The Ontario government says it is improving consistency and patient understanding in the health care system through new changes that will allow personal support workers (PSWs) to register with the new Health and Supportive Care Providers Oversight Authority (HSCPOA) and that will regulate physician assistants (PAs) through the College of Physicians and Surgeons of Ontario (CPSO). These changes will provide better oversight in the health care system, supporting patient confidence and helping PSWs and PAs deliver connected and convenient care across Ontario.

“Our government is taking bold action to grow and support Ontario’s health care workforce now and for years to come,” said Sylvia Jones, Deputy Premier and Minister of Health. “Through these changes, our government is reinforcing the critical role personal support workers and physician assistants play in our health care system while supporting the confidence of patients and their families.”

Beginning December 1, 2024, the more than 100,000 personal support workers in Ontario will have the option to register with the new HSCPOA. The HSCPOA will ensure consistent education and training for personal support workers, regardless of where they work and if they are part-time or full-time, to support their career growth and give patients confidence they are receiving high-quality care.

Those registered with the authority will also be listed on an online public register and be easily identified with the HSCPOA’s quality mark on their identification badge or paperwork in order to show employers, patients and their families proof of registration.

On April 1, 2025, physician assistants will be regulated with the College of Physicians and Surgeons of Ontario to improve their integration within Ontario’s health care system and facilitate quality care and patient safety. Physician assistants help reduce wait times and improve patient access to care, especially in emergency departments and primary care in rural communities.
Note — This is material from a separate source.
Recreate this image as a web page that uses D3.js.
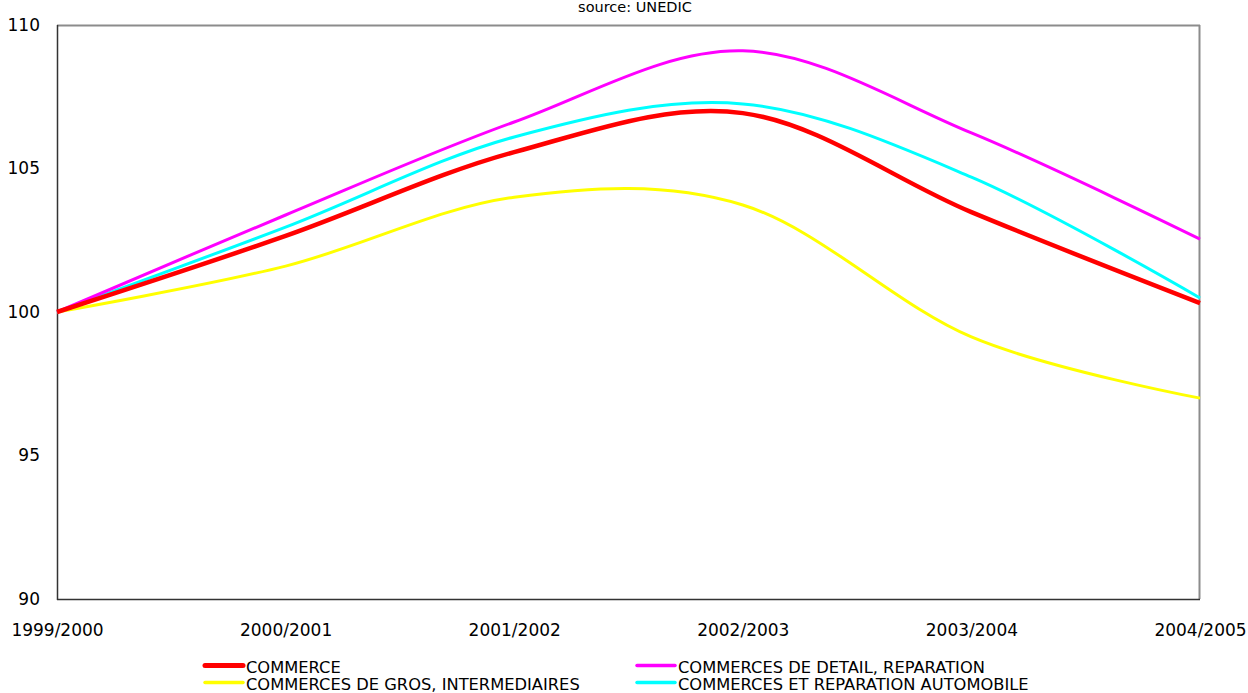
<!DOCTYPE html>
<html>
<head>
<meta charset="utf-8">
<script src="https://cdn.jsdelivr.net/npm/d3@7"></script>
<style>
  html, body { margin: 0; padding: 0; background: #fff; }
  svg { display: block; font-family: "DejaVu Sans", sans-serif; }
</style>
</head>
<body>
<svg id="chart" width="1248" height="693"></svg>
<script>
// Employment index by sector, base 100 in 1999/2000
const periods = ["1999/2000", "2000/2001", "2001/2002", "2002/2003", "2003/2004", "2004/2005"];
const commerce      = [100, 102.65, 105.57, 106.93, 103.48, 100.31];
const detail        = [100, 103.38, 106.62, 109.10, 106.24, 102.54];
const gros          = [100, 101.60, 104.00, 103.73, 99.13, 97.00];
const automobile    = [100, 102.96, 106.10, 107.25, 104.70, 100.49];
const yTicks = [90, 95, 100, 105, 110];

const seriesList = [
  { name: "COMMERCE", values: commerce, color: "#ff0000", width: 4.5 },
  { name: "COMMERCES DE DETAIL, REPARATION", values: detail, color: "#ff00ff", width: 3 },
  { name: "COMMERCES DE GROS, INTERMEDIAIRES", values: gros, color: "#ffff00", width: 3 },
  { name: "COMMERCES ET REPARATION AUTOMOBILE", values: automobile, color: "#00ffff", width: 3 }
];

const svg = d3.select("#chart");
const plotLeft = 57, plotRight = 1200, plotTop = 25, plotBottom = 599;

const x = d3.scalePoint().domain(periods).range([plotLeft, plotRight]);
const y = d3.scaleLinear().domain([90, 110]).range([plotBottom, plotTop]);

// caption
svg.append("text")
  .attr("x", 635).attr("y", 12)
  .attr("text-anchor", "middle")
  .attr("font-size", 14.5)
  .attr("fill", "#000")
  .text("source: UNEDIC");

// y axis labels
const yAxis = d3.axisLeft(y).tickValues(yTicks).tickSize(0).tickPadding(17);
svg.append("g")
  .attr("transform", `translate(${plotLeft},0)`)
  .call(yAxis)
  .call(g => g.select(".domain").remove())
  .call(g => g.selectAll("text").attr("font-size", 17).attr("font-family", "DejaVu Sans").attr("fill", "#000"));

// x axis labels
const xAxis = d3.axisBottom(x).tickSize(0).tickPadding(25);
svg.append("g")
  .attr("transform", `translate(0,${plotBottom})`)
  .call(xAxis)
  .call(g => g.select(".domain").remove())
  .call(g => g.selectAll("text").attr("font-size", 17).attr("font-family", "DejaVu Sans").attr("fill", "#000"));

// plot frame: light top/right, dark left/bottom
svg.append("line").attr("x1", plotLeft).attr("x2", plotRight).attr("y1", plotTop + 0.5).attr("y2", plotTop + 0.5)
  .attr("stroke", "#8c8c8c").attr("stroke-width", 2);
svg.append("line").attr("x1", plotRight - 0.5).attr("x2", plotRight - 0.5).attr("y1", plotTop).attr("y2", plotBottom)
  .attr("stroke", "#8c8c8c").attr("stroke-width", 2);
svg.append("line").attr("x1", plotLeft + 0.5).attr("x2", plotLeft + 0.5).attr("y1", plotTop).attr("y2", plotBottom + 1)
  .attr("stroke", "#333").attr("stroke-width", 1.5);
svg.append("line").attr("x1", plotLeft).attr("x2", plotRight).attr("y1", plotBottom + 0.5).attr("y2", plotBottom + 0.5)
  .attr("stroke", "#333").attr("stroke-width", 1.5);

// smoothed series lines
const line = d3.line()
  .x((d, i) => x(periods[i]))
  .y(d => y(d))
  .curve(d3.curveCardinal.tension(0));

const drawOrder = [2, 3, 1, 0];
drawOrder.forEach(k => {
  const s = seriesList[k];
  svg.append("path")
    .datum(s.values)
    .attr("d", line)
    .attr("fill", "none")
    .attr("stroke", s.color)
    .attr("stroke-width", s.width)
    .attr("stroke-linejoin", "round");
});

// legend: two columns, two rows
const legendPos = [
  { lx: 205, ty: 673 },
  { lx: 637, ty: 673 },
  { lx: 205, ty: 690 },
  { lx: 637, ty: 690 }
];
const legend = svg.append("g");
seriesList.forEach((s, i) => {
  const p = legendPos[i];
  const g = legend.append("g");
  g.append("line")
    .attr("x1", p.lx).attr("x2", p.lx + 38)
    .attr("y1", p.ty - 7.5).attr("y2", p.ty - 7.5)
    .attr("stroke", s.color)
    .attr("stroke-width", i === 0 ? 5 : 3.5)
    .attr("stroke-linecap", "round");
  g.append("text")
    .attr("x", p.lx + 41).attr("y", p.ty)
    .attr("font-size", 16.3)
    .attr("fill", "#000")
    .text(s.name);
});
</script>
</body>
</html>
Under the supervision of a physician, physician assistants may work individually or alongside nurses and other members of health care teams to provide health services such as:

  • Taking patient histories
  • Conducting physical examinations
  • Ordering and interpreting tests
  • Diagnosing and treating illnesses
  • Counselling on preventive health care

Together these new regulatory changes will help build a more connected, patient-centered health care system by ensuring people continue to have access to timely, high-quality care when connecting to care in settings including emergency departments, primary care, home care and long-term care.

Through Your Health: A Plan for Connected and Convenient Care, the Ontario government continues to take every action to support the province’s highly-skilled workforce work the full extent of their training and experience to ensure people have access to timely, high-quality care in all health care settings including emergency departments, primary care, home care and long-term care.

Quick Facts

  • HSCPOA will begin working with personal support workers and employers this summer to raise awareness about the benefits of registration and when PSWs may begin to pre-apply online before December 1, 2024.
  • CPSO will advise physician assistants this fall on when they may begin to apply online so that all eligible PAs are registered by April 1, 2025.
  • As part of the 2023 budget, Ontario began to add the first of 52 new physician assistant training spots. Twenty-four have been added to date and once fully implemented, the investment will bring the total number of seats to 104.
  • Since 2018, Ontario has seen a record-breaking number of new health care professionals join the workforce, adding 80,000 new nurses with another 30,000 nurses currently studying at Ontario colleges and universities, and adding over 24,000 new PSWs since 2020.
  • The Ontario government is investing $300 million over three years, or up to $25,000 per student, to help thousands of people launch their careers as PSWs.
  • More than 920,000 pharmacist assessments have been completed since allowing pharmacists to treat and prescribe for 19 common medical ailments, including pink eye, uncomplicated UTIs and acne. Currently, more than 4,800 pharmacies (98 per cent of the pharmacies in the province) have participated in the program.
  • Since expanding the role of registered nurses to prescribe medications, 122 registered nurses have been authorized to prescribe, after meeting specific requirements, with close to 900 others in the process of meeting education requirements for RN prescribing.